In the material below, count the lines with the word "chart" and state that number only.
══ INFORMATION PROVIDED
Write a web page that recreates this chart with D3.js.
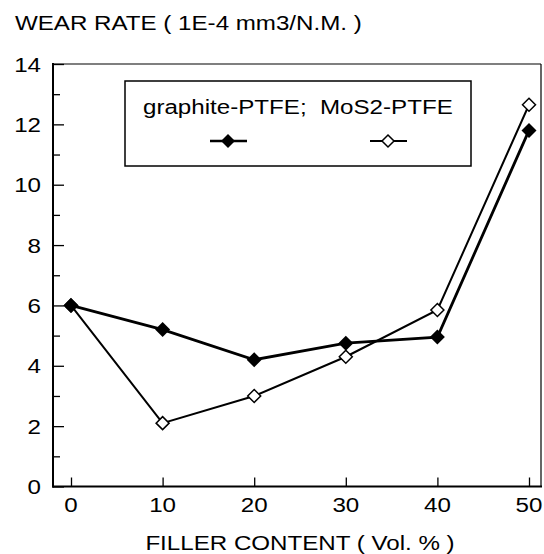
<!DOCTYPE html>
<html>
<head>
<meta charset="utf-8">
<script src="https://cdn.jsdelivr.net/npm/d3@7"></script>
<style>
  body { margin: 0; background: #fff; }
  text { font-family: "Liberation Sans", Arial, sans-serif; fill: #000; }
</style>
</head>
<body>
<svg id="chart" width="544" height="554"></svg>
<script>
// data
var fillerContent = [0, 10, 20, 30, 40, 50];
var graphitePTFE = [6.0, 5.2, 4.2, 4.75, 4.95, 11.8];
var mos2PTFE = [6.0, 2.1, 3.0, 4.3, 5.85, 12.65];
var xTicks = [0, 10, 20, 30, 40, 50];
var yTicks = [0, 2, 4, 6, 8, 10, 12, 14];
var yMinorTicks = [1, 3, 5, 7, 9, 11, 13];

var svg = d3.select("#chart");

var plotLeft = 53, plotRight = 541, plotTop = 64, plotBottom = 486.5;
var stretch = 1.15; // the scanned lettering is a bit wider than Arial

var x = d3.scaleLinear().domain([0, 50]).range([71, 529]);
var y = d3.scaleLinear().domain([0, 14]).range([plotBottom, plotTop]);

// text helper: place at (tx, ty) with horizontal stretch
function label(tx, ty, str, size, anchor) {
    return svg.append("g")
        .attr("transform", "translate(" + tx + "," + ty + ") scale(" + stretch + ",1)")
        .append("text")
        .attr("text-anchor", anchor || "start")
        .attr("xml:space", "preserve")
        .style("font-size", size + "px")
        .text(str);
}

// frame (thin top/right, heavier left/bottom)
svg.append("line").attr("x1", plotLeft).attr("x2", plotRight).attr("y1", plotTop).attr("y2", plotTop)
    .attr("stroke", "#000").attr("stroke-width", 1.2);
svg.append("line").attr("x1", plotRight).attr("x2", plotRight).attr("y1", plotTop).attr("y2", plotBottom)
    .attr("stroke", "#000").attr("stroke-width", 1.2);

// y axis, ticks pointing inward
var yAxis = d3.axisRight(y).tickValues(yTicks).tickSize(11).tickFormat("");
var gy = svg.append("g").attr("transform", "translate(" + plotLeft + ",0)").call(yAxis);
gy.select(".domain").remove();
gy.selectAll("line").attr("stroke-width", 1.3);
var yMinor = d3.axisRight(y).tickValues(yMinorTicks).tickSize(7).tickFormat("");
var gym = svg.append("g").attr("transform", "translate(" + plotLeft + ",0)").call(yMinor);
gym.select(".domain").remove();
gym.selectAll("line").attr("stroke-width", 1.3);

yTicks.forEach(function(d) {
    label(41, y(d) + 7.5, d, 21, "end");
});

// x axis, ticks pointing up
var xAxis = d3.axisTop(x).tickValues(xTicks).tickSize(9).tickFormat("");
var gx = svg.append("g").attr("transform", "translate(0," + plotBottom + ")").call(xAxis);
gx.select(".domain").remove();
gx.selectAll("line").attr("stroke-width", 1.3);

xTicks.forEach(function(d) {
    label(x(d), 512, d, 21, "middle");
});

svg.append("line").attr("x1", plotLeft).attr("x2", plotLeft).attr("y1", plotTop - 1).attr("y2", plotBottom + 1)
    .attr("stroke", "#000").attr("stroke-width", 2);
svg.append("line").attr("x1", plotLeft - 1).attr("x2", plotRight + 1).attr("y1", plotBottom).attr("y2", plotBottom)
    .attr("stroke", "#000").attr("stroke-width", 2);

// titles
label(15, 30, "WEAR RATE ( 1E-4 mm3/N.M. )", 21);
label(300, 550, "FILLER CONTENT ( Vol. % )", 21, "middle");

// lines
var line = d3.line()
    .x(function(d, i) { return x(fillerContent[i]); })
    .y(function(d) { return y(d); });

svg.append("path").datum(mos2PTFE)
    .attr("d", line).attr("fill", "none").attr("stroke", "#000").attr("stroke-width", 2);
svg.append("path").datum(graphitePTFE)
    .attr("d", line).attr("fill", "none").attr("stroke", "#000").attr("stroke-width", 2.8);

function diamond(r) {
    return "M0," + (-r) + "L" + r + ",0L0," + r + "L" + (-r) + ",0Z";
}

svg.append("g").selectAll("path")
    .data(mos2PTFE)
    .enter()
    .append("path")
    .attr("transform", function(d, i) { return "translate(" + x(fillerContent[i]) + "," + y(d) + ")"; })
    .attr("d", diamond(6.5))
    .attr("fill", "#fff").attr("stroke", "#000").attr("stroke-width", 1.5);

svg.append("g").selectAll("path")
    .data(graphitePTFE)
    .enter()
    .append("path")
    .attr("transform", function(d, i) { return "translate(" + x(fillerContent[i]) + "," + y(d) + ")"; })
    .attr("d", diamond(7.5))
    .attr("fill", "#000");

// legend
svg.append("rect").attr("x", 125).attr("y", 81).attr("width", 346).attr("height", 85)
    .attr("fill", "#fff").attr("stroke", "#000").attr("stroke-width", 1.5);
label(143, 114, "graphite-PTFE;  MoS2-PTFE", 21);

svg.append("line").attr("x1", 210).attr("x2", 247).attr("y1", 141).attr("y2", 141)
    .attr("stroke", "#000").attr("stroke-width", 2.5);
svg.append("path").attr("transform", "translate(228,141)").attr("d", diamond(7)).attr("fill", "#000");

svg.append("line").attr("x1", 370).attr("x2", 407).attr("y1", 141).attr("y2", 141)
    .attr("stroke", "#000").attr("stroke-width", 2);
svg.append("path").attr("transform", "translate(388,141)").attr("d", diamond(6))
    .attr("fill", "#fff").attr("stroke", "#000").attr("stroke-width", 1.5);
</script>
</body>
</html>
════
## SOLUTION TO THIS TASK
3